__Data extract__.

◆ ◆ ◆ ◆ ◆ ◆ ◆

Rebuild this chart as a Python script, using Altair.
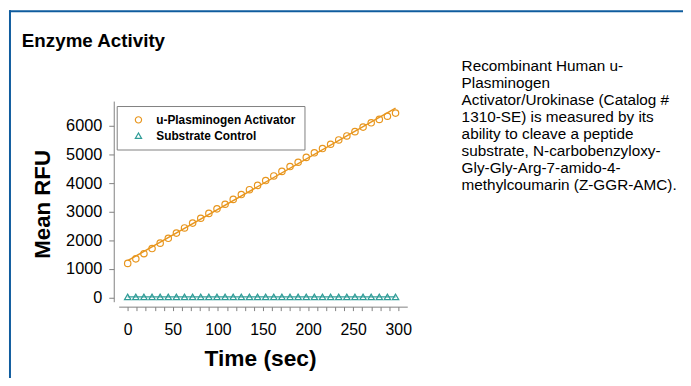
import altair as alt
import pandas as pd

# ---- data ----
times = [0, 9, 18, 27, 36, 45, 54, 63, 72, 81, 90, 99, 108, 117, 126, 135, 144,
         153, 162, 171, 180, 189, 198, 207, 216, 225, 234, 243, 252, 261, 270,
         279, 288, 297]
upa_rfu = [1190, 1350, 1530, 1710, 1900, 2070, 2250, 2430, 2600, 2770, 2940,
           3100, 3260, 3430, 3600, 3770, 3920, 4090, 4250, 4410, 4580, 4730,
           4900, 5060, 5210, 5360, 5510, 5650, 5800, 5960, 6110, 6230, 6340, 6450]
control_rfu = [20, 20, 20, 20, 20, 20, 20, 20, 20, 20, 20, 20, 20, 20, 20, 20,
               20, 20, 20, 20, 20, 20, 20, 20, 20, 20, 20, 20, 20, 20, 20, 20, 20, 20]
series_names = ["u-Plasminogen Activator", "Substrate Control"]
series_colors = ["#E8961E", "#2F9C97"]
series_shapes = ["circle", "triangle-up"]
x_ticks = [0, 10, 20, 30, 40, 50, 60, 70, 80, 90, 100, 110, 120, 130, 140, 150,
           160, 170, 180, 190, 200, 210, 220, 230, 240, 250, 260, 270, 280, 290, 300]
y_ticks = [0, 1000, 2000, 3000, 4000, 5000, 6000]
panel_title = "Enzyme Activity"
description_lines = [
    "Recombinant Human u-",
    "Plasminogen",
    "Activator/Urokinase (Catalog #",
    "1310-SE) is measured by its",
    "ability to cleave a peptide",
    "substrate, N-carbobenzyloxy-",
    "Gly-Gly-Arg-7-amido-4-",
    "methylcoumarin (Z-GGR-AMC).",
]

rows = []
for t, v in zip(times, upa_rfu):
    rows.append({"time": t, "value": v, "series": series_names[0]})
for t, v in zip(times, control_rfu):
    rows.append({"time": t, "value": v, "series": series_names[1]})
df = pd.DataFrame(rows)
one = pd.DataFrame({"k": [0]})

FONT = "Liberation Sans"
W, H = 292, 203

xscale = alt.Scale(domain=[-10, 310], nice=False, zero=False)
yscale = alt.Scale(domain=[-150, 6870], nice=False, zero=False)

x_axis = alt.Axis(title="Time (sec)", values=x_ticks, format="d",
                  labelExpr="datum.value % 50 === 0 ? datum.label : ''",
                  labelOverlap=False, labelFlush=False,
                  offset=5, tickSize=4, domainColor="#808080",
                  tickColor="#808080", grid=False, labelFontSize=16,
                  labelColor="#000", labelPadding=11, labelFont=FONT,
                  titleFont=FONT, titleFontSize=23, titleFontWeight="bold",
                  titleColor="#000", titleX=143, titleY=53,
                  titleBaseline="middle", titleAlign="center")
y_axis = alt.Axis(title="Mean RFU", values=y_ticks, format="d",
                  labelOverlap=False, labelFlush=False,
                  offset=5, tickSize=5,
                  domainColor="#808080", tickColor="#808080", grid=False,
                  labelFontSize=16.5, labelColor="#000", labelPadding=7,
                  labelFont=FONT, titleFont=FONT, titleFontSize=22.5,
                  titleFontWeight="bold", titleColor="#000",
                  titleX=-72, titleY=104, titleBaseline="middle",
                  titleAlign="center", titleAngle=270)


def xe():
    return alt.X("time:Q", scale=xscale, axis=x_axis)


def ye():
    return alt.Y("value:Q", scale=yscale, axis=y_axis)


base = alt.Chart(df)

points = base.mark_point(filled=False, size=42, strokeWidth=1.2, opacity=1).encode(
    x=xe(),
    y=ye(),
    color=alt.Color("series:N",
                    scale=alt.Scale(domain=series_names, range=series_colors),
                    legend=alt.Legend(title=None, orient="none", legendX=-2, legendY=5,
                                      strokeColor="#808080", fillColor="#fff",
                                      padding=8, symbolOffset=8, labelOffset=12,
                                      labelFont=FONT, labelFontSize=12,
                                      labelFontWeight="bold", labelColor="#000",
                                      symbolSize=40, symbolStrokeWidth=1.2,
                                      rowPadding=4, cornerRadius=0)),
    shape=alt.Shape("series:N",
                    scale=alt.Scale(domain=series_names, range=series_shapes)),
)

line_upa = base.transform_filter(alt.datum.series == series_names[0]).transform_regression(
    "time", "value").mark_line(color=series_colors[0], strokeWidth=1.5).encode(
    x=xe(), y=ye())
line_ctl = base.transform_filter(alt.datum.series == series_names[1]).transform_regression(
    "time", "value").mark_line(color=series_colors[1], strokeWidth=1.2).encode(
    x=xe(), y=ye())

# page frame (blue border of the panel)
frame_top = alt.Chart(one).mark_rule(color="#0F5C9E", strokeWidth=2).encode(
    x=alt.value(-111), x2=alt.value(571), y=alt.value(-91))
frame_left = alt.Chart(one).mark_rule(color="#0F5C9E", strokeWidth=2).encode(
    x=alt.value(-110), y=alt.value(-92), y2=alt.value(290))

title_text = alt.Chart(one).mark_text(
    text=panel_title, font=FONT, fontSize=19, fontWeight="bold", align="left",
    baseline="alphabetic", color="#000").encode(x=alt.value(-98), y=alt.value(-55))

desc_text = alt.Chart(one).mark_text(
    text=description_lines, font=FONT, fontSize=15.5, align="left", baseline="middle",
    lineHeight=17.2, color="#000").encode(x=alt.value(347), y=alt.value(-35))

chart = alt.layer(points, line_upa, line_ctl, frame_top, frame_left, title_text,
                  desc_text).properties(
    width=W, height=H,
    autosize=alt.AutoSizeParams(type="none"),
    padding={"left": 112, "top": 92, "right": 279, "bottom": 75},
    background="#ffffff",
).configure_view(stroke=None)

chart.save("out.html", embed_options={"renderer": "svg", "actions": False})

◆ ◆ ◆ ◆ ◆ ◆ ◆

__Short exercise__. Only lines belong in the copy: transcribe those from the start of the data through the line that contains "import pandas as pd", and skip the pictures.

__Exercise result__.
Rebuild this chart as a Python script, using Altair.
import altair as alt
import pandas as pd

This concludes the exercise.